Set exercise: Emit the exact text of every line from the line with "Emit a Python" to the line with "viable_err = [0.17, 0.05, 0.14, 0.05]", both ends included. No other output is expected.

Task material:
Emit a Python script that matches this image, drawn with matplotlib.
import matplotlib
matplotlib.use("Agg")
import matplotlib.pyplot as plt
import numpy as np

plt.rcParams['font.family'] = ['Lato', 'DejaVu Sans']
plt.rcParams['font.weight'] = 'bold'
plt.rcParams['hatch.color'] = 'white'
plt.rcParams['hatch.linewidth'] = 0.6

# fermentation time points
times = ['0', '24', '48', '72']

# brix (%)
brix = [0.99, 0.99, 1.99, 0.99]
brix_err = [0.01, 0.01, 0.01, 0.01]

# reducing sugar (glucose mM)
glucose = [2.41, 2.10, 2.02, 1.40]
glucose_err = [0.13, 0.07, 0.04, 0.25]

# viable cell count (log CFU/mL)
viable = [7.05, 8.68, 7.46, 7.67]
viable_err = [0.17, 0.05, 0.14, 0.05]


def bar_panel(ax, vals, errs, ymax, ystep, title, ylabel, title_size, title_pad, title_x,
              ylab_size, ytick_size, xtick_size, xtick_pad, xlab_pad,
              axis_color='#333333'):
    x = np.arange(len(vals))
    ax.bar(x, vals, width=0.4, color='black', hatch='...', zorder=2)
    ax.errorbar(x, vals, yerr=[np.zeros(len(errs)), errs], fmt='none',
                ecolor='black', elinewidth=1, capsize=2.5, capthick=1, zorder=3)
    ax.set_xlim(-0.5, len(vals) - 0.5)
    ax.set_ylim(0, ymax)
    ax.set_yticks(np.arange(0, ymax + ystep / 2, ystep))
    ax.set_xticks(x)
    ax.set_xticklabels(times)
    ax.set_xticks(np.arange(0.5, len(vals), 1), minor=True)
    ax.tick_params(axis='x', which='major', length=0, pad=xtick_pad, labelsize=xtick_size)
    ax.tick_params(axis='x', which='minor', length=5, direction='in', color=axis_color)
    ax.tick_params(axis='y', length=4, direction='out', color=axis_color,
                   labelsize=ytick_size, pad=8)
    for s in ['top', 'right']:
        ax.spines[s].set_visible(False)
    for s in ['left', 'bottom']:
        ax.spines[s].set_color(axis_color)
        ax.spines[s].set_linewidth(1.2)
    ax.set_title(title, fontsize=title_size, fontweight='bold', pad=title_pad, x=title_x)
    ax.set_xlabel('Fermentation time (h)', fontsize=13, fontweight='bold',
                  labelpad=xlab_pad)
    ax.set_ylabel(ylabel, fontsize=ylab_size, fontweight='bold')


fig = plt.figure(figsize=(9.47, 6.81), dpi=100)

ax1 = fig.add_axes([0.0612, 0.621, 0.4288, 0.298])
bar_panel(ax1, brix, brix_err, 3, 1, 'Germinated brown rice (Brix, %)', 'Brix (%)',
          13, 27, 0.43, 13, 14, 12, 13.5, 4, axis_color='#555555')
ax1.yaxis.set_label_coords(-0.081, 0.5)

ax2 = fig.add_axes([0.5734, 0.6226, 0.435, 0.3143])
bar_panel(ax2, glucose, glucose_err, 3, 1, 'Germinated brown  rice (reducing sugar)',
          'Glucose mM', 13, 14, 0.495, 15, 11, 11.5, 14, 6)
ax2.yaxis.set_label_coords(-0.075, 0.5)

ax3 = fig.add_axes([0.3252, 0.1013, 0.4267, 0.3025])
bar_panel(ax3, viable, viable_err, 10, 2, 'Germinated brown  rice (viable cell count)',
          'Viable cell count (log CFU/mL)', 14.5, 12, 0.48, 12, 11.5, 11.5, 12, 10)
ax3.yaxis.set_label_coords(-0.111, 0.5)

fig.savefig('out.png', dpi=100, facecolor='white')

==

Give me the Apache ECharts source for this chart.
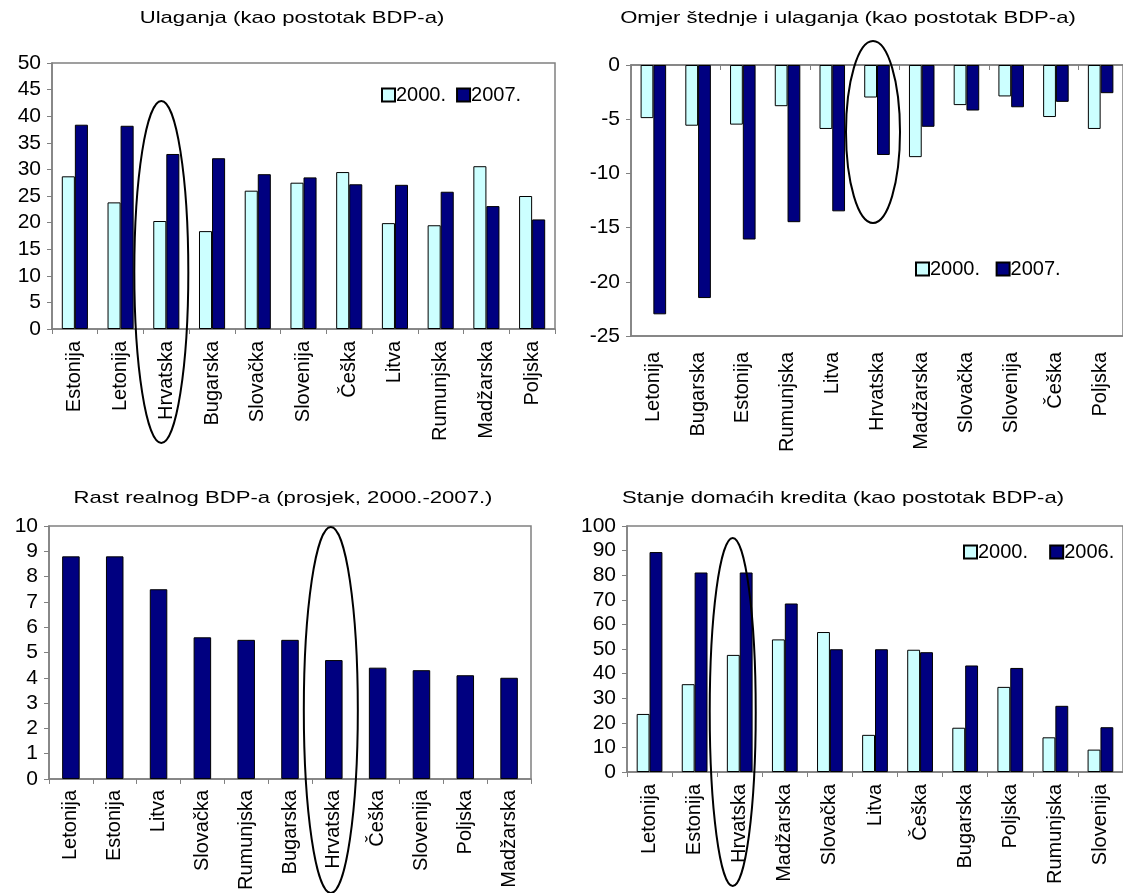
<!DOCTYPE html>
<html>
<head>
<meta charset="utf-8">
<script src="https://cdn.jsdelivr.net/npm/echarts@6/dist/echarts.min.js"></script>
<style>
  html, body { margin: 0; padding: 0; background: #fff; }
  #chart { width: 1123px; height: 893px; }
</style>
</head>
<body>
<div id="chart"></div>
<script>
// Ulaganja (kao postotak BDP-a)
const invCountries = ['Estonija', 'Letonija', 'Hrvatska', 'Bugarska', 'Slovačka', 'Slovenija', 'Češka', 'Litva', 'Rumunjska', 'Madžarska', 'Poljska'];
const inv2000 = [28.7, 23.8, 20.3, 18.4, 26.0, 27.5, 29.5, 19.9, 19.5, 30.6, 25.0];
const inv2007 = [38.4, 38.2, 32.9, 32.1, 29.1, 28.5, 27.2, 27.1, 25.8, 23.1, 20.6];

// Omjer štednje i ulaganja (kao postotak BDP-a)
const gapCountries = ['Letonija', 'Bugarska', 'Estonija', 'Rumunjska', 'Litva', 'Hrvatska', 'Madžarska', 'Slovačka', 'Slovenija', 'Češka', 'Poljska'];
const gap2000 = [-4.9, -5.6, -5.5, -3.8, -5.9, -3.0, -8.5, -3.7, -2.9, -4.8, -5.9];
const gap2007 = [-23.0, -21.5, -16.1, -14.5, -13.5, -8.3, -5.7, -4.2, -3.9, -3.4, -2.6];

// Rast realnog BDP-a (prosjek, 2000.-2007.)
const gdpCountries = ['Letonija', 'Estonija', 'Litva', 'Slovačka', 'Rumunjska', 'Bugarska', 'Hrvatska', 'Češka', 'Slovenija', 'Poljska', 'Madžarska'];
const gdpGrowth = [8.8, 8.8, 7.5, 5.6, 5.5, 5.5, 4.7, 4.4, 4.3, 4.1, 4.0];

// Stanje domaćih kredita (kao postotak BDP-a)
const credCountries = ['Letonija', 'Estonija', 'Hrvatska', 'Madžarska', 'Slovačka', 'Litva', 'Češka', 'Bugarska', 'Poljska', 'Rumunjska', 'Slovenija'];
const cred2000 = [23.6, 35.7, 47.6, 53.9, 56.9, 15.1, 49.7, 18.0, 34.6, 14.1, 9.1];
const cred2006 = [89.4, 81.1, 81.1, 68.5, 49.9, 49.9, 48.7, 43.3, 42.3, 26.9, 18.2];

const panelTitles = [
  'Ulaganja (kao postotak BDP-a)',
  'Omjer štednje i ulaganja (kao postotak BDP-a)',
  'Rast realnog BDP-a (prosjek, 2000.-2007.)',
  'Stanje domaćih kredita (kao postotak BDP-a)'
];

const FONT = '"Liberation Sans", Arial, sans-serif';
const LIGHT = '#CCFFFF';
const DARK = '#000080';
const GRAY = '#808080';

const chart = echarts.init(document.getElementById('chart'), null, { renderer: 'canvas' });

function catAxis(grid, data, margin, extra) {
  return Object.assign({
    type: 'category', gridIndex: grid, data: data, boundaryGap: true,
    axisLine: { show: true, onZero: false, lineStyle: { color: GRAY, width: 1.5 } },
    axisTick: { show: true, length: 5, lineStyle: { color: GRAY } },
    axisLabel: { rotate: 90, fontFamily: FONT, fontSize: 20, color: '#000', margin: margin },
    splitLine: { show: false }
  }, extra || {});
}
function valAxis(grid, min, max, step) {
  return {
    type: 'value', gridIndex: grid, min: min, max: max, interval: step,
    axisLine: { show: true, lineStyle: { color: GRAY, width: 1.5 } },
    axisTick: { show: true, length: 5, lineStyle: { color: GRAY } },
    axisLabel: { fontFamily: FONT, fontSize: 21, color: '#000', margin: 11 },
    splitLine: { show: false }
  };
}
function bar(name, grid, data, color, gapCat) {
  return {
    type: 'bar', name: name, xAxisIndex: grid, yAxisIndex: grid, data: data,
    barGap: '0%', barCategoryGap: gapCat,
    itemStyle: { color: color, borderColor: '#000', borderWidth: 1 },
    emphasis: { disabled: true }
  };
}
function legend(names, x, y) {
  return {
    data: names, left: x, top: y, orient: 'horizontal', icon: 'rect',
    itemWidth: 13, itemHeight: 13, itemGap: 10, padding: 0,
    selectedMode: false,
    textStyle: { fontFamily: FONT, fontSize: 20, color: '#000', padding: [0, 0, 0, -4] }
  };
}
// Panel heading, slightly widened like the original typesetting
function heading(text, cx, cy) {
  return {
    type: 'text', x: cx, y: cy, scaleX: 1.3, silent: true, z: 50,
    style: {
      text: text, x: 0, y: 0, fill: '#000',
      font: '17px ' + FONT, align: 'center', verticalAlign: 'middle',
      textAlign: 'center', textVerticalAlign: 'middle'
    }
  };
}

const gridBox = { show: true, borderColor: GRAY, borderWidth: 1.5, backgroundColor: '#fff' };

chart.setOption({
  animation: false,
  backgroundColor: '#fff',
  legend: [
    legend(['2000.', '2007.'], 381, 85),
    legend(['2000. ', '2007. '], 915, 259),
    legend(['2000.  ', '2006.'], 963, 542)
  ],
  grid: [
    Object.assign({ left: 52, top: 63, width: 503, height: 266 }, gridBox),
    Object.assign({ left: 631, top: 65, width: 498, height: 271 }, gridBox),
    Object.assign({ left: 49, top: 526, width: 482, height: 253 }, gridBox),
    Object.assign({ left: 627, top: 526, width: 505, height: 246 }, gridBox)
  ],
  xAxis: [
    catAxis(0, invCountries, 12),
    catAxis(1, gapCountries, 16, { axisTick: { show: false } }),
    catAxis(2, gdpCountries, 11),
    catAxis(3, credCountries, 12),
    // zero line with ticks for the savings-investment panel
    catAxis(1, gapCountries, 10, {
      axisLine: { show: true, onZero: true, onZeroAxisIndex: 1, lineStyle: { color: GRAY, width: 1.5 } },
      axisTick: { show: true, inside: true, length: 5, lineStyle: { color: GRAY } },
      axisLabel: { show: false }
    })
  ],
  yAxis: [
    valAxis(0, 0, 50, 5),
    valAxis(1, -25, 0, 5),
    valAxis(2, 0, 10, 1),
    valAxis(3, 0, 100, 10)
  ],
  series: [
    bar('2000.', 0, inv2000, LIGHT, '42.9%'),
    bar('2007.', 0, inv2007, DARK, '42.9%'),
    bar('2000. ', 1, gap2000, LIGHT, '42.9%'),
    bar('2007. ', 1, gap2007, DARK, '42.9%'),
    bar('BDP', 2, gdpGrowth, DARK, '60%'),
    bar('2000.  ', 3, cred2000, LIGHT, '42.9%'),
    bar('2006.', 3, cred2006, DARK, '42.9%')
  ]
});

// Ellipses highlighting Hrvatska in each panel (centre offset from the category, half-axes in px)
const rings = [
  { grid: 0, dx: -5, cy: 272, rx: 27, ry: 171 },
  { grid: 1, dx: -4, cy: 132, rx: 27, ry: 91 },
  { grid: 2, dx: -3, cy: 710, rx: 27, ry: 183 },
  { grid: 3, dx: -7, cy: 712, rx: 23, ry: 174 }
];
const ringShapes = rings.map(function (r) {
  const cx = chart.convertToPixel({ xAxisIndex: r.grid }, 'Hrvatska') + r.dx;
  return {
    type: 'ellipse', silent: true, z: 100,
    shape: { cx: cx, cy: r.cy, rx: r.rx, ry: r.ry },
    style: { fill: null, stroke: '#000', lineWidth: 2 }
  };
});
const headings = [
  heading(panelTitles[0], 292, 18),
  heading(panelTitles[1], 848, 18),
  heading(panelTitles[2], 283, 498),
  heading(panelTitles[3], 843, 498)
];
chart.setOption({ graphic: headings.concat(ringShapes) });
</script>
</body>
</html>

Task output:
Emit a Python script that matches this image, drawn with matplotlib.
import matplotlib
matplotlib.use("Agg")
import matplotlib.pyplot as plt
import numpy as np

plt.rcParams['font.family'] = ['Lato', 'DejaVu Sans']
plt.rcParams['font.weight'] = 'bold'
plt.rcParams['hatch.color'] = 'white'
plt.rcParams['hatch.linewidth'] = 0.6

# fermentation time points
times = ['0', '24', '48', '72']

# brix (%)
brix = [0.99, 0.99, 1.99, 0.99]
brix_err = [0.01, 0.01, 0.01, 0.01]

# reducing sugar (glucose mM)
glucose = [2.41, 2.10, 2.02, 1.40]
glucose_err = [0.13, 0.07, 0.04, 0.25]

# viable cell count (log CFU/mL)
viable = [7.05, 8.68, 7.46, 7.67]
viable_err = [0.17, 0.05, 0.14, 0.05]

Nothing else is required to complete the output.